=== Work instructions ===
Tally the lines containing the word "size" and give the total alone.
-- START --
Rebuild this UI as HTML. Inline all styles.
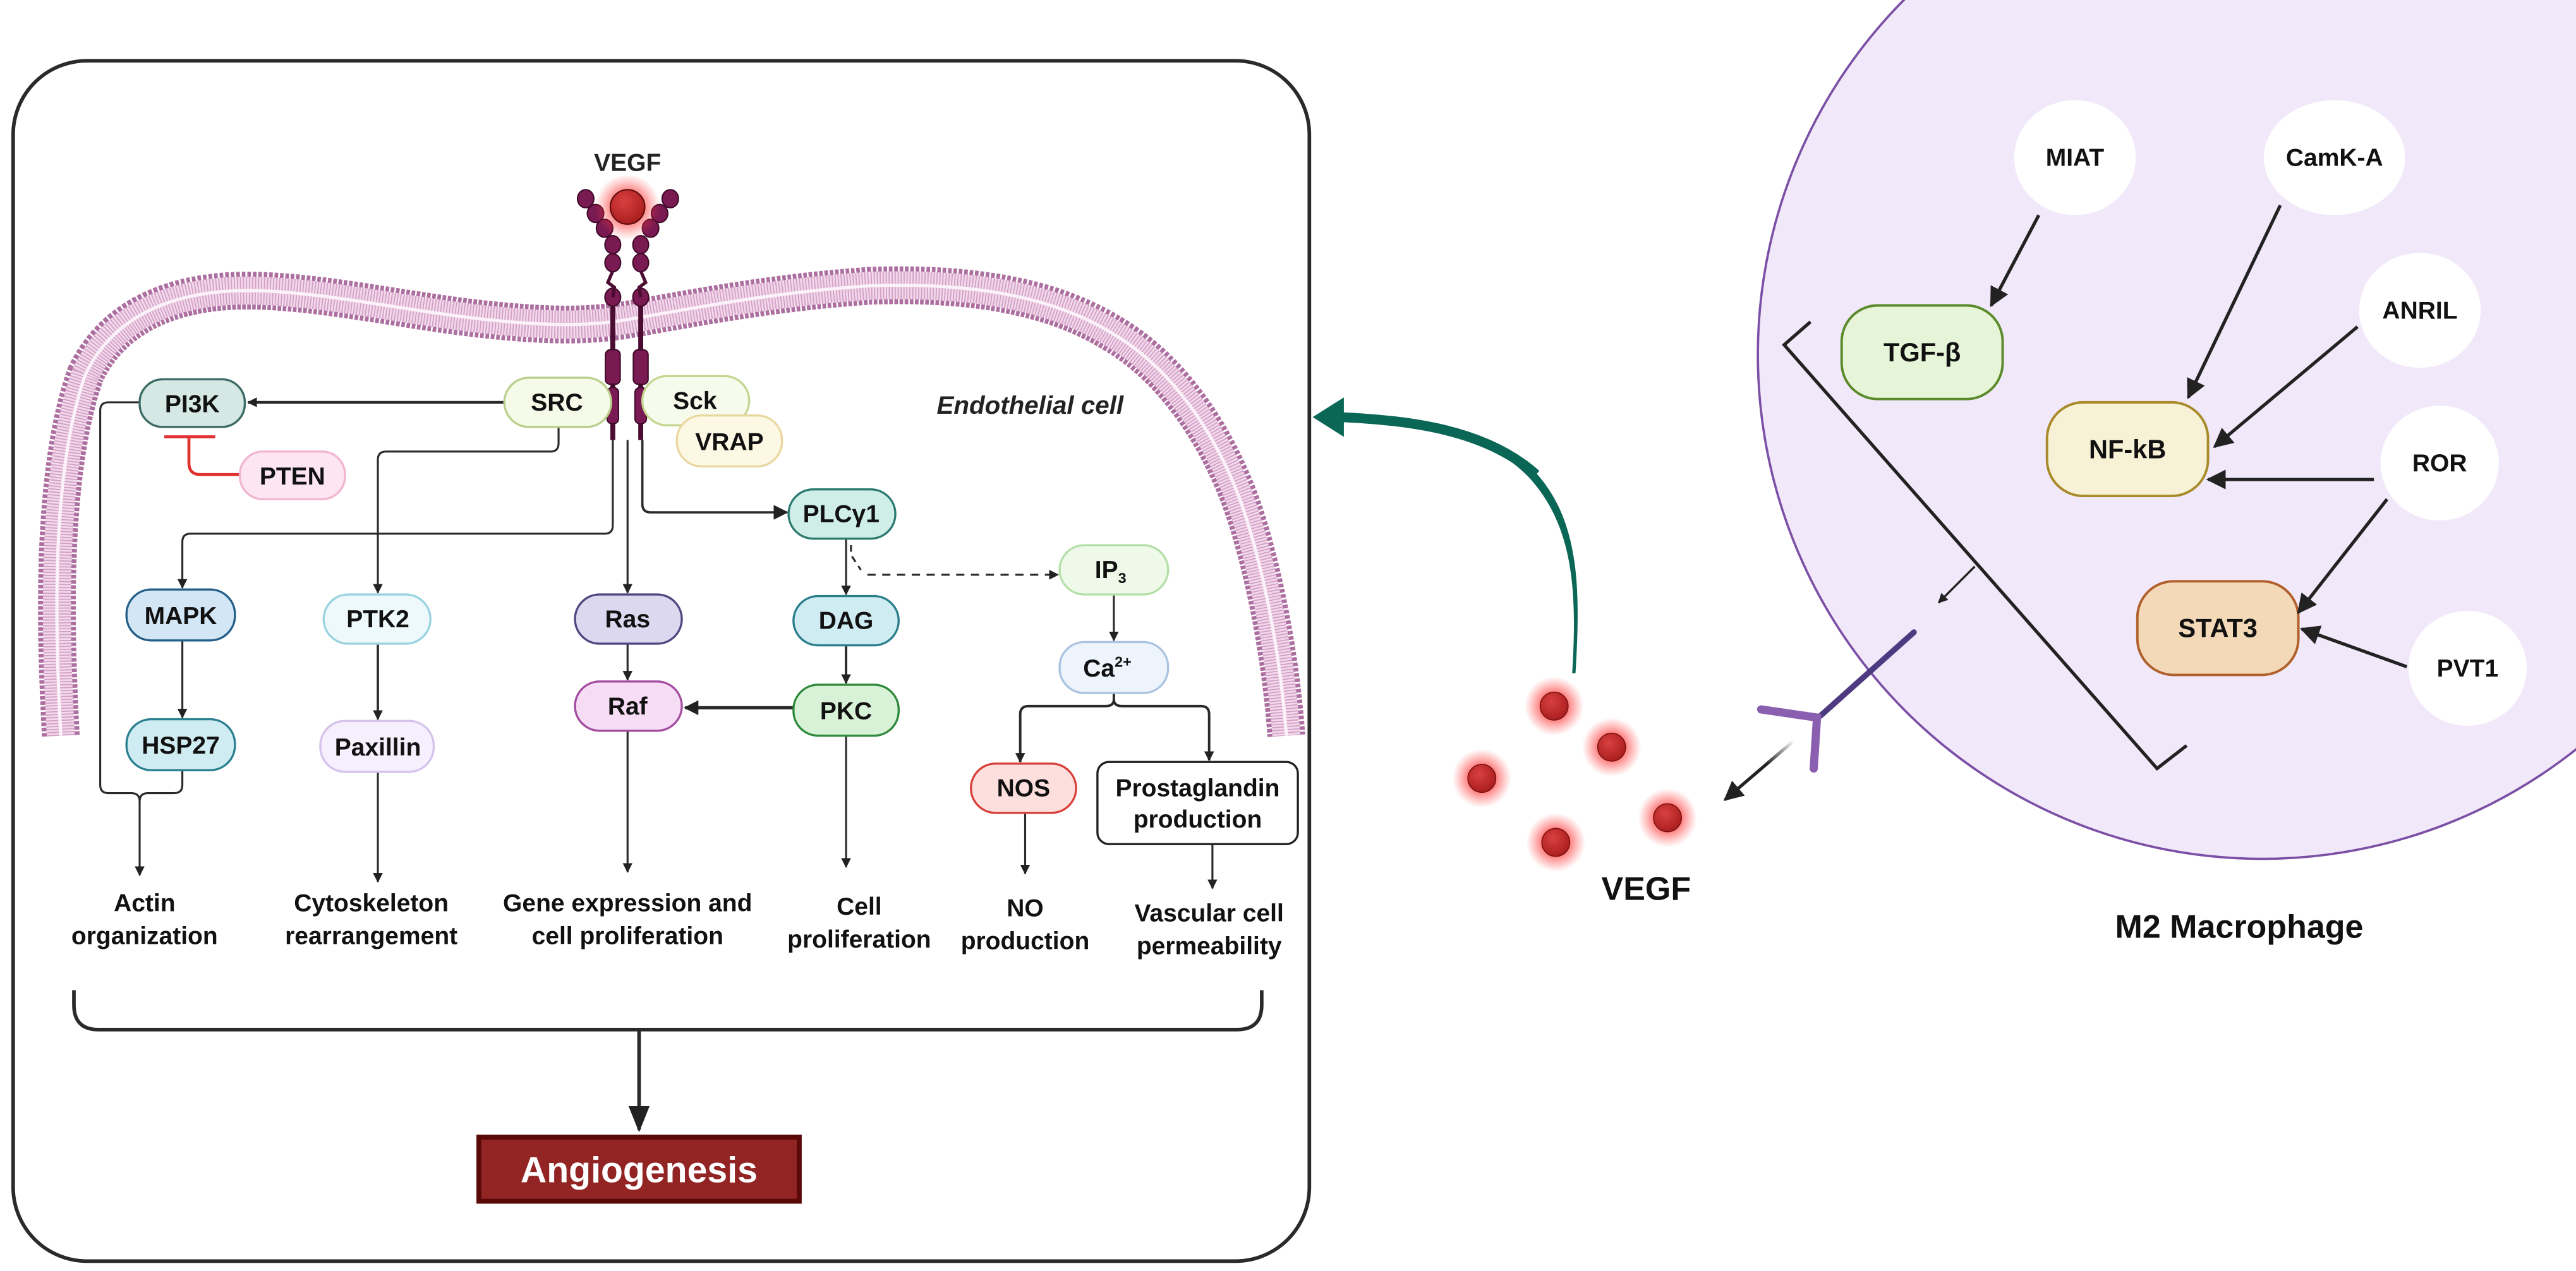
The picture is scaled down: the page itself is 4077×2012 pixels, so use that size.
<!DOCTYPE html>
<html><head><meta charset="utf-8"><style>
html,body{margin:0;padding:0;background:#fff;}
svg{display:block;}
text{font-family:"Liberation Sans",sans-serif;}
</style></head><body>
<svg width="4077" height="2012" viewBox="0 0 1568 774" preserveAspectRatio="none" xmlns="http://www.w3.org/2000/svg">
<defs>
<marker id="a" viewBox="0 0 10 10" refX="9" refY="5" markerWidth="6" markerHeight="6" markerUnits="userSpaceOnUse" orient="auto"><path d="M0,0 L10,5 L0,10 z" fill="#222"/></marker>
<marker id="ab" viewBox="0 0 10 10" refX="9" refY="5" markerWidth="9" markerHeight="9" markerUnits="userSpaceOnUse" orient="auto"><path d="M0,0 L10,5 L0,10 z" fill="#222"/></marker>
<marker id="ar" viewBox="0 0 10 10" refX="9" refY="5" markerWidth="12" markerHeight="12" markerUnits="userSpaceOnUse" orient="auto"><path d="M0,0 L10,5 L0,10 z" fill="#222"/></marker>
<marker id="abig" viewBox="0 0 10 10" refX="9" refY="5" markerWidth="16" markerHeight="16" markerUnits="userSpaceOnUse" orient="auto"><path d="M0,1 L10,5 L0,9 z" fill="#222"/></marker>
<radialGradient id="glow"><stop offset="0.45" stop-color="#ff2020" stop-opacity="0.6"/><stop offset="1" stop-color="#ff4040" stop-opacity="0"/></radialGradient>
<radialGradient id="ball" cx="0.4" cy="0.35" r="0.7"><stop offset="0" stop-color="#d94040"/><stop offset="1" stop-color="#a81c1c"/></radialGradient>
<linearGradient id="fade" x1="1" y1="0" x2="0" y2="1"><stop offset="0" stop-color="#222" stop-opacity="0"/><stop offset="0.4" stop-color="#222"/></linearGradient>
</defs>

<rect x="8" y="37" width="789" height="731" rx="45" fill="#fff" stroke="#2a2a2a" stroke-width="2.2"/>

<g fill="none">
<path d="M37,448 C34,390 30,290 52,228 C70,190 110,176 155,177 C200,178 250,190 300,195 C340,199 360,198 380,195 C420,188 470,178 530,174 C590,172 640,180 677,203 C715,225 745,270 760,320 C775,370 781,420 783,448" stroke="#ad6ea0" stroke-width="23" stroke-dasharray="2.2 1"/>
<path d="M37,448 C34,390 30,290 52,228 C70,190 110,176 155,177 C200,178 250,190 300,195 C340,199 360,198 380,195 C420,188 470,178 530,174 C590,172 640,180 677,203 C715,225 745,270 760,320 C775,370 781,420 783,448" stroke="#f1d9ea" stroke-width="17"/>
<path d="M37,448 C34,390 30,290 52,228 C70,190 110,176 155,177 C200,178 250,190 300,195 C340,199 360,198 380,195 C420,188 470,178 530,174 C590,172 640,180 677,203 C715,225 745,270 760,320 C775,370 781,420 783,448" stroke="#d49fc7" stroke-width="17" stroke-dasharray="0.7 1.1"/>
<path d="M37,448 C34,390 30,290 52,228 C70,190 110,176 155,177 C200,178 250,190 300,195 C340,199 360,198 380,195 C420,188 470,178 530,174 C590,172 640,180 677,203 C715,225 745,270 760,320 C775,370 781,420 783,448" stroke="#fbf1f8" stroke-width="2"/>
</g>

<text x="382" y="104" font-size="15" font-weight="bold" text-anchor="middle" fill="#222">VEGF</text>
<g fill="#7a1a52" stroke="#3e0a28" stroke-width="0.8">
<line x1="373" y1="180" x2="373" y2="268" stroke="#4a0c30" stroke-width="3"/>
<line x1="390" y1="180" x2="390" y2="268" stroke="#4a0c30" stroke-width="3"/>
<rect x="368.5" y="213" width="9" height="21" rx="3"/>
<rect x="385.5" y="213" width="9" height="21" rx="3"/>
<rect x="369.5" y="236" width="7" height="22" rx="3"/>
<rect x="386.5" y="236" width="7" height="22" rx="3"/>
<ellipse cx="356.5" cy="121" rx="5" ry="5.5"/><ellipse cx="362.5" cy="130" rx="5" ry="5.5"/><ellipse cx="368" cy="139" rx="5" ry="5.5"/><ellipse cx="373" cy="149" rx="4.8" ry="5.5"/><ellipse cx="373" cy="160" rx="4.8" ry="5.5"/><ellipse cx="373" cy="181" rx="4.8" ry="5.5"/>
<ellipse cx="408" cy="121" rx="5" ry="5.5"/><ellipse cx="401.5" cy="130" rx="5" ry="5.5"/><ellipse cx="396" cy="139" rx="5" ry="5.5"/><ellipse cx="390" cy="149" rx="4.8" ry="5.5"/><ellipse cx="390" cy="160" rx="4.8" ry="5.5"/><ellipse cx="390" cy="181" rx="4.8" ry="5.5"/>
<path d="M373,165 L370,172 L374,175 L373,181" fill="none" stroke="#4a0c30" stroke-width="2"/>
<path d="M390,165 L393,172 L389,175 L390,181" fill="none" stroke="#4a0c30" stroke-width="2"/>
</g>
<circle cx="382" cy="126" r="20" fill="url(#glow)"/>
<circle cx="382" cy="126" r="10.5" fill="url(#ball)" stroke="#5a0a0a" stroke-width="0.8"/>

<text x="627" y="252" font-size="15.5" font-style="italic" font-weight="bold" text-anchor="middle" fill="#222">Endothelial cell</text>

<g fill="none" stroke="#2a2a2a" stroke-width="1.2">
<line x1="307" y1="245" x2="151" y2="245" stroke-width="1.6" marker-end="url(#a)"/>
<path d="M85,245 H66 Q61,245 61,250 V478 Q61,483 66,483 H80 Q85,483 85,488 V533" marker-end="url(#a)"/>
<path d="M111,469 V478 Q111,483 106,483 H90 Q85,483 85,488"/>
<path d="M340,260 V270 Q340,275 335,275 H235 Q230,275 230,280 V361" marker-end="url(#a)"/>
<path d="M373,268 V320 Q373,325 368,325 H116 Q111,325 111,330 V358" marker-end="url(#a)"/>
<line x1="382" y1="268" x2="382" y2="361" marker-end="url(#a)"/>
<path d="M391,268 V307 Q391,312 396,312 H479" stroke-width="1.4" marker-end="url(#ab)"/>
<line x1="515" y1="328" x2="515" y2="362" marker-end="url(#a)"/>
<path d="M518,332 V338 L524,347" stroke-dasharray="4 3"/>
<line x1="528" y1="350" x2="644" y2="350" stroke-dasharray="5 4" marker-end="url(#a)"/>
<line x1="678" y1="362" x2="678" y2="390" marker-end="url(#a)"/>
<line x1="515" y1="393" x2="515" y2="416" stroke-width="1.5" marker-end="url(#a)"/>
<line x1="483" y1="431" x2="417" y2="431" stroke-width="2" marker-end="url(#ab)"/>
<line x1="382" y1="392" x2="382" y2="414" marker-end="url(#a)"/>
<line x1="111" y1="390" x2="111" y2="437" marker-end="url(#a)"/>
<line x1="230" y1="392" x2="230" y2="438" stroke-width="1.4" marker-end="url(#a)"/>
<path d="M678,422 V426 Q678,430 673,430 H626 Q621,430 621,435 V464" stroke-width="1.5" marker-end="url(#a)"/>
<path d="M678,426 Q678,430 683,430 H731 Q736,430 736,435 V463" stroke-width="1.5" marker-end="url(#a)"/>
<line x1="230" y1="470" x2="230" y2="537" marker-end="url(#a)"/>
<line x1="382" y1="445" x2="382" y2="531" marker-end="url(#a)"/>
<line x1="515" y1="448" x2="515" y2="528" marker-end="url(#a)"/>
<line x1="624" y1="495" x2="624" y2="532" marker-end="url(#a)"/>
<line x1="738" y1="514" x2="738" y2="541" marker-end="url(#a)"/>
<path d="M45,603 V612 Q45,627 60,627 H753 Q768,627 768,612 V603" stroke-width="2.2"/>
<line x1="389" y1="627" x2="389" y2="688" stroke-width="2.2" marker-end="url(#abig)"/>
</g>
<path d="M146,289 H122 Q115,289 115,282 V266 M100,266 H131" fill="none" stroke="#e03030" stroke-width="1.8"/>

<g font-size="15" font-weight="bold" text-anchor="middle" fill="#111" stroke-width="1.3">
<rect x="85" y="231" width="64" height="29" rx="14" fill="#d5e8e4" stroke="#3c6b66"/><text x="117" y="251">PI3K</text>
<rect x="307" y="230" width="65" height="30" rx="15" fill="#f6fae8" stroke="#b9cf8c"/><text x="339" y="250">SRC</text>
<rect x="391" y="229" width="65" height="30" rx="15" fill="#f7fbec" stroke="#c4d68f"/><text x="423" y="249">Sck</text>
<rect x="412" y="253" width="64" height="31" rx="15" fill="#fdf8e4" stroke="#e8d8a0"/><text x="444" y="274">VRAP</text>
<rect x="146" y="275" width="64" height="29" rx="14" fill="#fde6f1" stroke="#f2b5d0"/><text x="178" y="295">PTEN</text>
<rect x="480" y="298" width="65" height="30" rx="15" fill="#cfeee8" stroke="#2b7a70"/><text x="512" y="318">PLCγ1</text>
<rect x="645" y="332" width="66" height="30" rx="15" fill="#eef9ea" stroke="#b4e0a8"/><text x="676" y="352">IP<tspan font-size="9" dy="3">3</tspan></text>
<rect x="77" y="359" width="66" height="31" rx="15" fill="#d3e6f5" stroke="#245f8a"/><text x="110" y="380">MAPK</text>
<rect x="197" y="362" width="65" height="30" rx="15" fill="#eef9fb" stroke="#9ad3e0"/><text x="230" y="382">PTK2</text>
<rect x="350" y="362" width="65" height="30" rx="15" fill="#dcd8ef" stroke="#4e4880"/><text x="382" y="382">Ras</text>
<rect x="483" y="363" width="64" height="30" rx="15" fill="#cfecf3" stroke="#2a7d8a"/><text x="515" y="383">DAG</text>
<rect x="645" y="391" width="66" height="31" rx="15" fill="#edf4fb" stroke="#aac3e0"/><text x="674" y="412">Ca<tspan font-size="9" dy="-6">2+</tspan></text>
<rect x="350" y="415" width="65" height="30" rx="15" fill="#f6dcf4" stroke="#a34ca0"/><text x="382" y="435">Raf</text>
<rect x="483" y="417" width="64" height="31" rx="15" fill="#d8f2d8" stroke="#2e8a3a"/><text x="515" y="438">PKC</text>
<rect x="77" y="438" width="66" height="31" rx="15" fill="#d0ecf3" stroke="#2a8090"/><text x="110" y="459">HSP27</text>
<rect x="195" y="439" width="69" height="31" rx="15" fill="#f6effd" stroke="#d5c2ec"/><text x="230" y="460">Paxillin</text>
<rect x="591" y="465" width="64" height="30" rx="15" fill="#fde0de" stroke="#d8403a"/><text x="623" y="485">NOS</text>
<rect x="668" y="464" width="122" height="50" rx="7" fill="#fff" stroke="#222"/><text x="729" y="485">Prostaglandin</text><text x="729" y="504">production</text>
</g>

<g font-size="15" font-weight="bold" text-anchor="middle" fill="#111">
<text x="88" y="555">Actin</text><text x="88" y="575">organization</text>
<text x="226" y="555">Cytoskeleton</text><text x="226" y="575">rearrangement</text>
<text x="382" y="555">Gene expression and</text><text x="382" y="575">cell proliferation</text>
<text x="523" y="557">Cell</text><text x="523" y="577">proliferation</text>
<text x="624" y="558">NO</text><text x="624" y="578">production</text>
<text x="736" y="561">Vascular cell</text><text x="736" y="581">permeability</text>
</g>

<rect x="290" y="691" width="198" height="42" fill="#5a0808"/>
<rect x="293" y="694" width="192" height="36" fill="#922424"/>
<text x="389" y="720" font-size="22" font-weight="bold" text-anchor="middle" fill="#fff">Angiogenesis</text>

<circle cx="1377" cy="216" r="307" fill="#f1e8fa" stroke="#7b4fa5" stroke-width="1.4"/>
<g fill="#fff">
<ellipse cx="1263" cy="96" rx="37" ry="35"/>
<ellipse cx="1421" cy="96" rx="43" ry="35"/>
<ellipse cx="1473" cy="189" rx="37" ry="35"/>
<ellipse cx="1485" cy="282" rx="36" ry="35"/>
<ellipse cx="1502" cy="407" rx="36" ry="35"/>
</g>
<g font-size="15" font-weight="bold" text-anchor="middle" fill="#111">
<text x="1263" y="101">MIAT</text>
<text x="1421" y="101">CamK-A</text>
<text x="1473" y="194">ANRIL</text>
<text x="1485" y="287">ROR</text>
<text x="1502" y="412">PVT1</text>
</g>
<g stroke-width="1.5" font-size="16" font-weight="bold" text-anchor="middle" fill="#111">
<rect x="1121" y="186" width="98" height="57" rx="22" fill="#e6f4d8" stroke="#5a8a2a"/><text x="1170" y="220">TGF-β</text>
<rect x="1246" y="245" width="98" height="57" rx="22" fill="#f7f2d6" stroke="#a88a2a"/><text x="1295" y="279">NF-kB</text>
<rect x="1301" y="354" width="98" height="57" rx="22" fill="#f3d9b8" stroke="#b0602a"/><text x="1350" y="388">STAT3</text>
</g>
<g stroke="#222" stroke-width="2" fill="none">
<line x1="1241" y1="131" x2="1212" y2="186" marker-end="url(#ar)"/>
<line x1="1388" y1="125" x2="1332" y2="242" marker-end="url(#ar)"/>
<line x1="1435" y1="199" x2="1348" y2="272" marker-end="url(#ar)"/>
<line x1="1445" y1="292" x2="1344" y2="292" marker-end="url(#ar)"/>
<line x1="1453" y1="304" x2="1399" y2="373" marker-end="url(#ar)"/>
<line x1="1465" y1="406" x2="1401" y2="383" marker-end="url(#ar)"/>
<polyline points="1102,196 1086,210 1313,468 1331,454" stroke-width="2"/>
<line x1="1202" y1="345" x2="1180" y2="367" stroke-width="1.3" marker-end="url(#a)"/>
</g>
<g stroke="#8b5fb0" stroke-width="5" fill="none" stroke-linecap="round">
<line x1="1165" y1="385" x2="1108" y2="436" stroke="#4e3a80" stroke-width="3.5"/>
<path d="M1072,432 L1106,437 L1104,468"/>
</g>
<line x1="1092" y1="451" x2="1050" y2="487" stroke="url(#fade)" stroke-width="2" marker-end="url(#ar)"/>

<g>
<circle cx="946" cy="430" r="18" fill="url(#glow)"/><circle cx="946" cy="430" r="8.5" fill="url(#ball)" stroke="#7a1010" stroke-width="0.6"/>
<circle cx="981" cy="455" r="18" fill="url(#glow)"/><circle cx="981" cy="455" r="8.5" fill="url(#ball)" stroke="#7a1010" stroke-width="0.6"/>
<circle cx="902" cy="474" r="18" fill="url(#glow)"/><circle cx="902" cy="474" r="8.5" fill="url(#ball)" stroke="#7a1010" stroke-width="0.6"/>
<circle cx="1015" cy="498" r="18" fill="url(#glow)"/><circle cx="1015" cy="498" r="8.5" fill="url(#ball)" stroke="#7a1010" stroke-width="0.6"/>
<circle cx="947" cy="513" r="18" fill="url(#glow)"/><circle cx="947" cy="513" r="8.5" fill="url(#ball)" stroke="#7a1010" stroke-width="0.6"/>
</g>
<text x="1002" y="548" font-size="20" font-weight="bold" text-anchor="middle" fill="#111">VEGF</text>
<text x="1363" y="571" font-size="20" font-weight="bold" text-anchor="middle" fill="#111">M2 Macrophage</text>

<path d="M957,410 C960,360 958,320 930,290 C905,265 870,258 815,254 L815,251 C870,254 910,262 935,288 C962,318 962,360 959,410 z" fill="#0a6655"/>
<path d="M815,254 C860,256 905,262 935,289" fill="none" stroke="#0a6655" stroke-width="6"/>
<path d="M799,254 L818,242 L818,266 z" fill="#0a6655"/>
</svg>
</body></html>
-- END --
=== Written response ===
12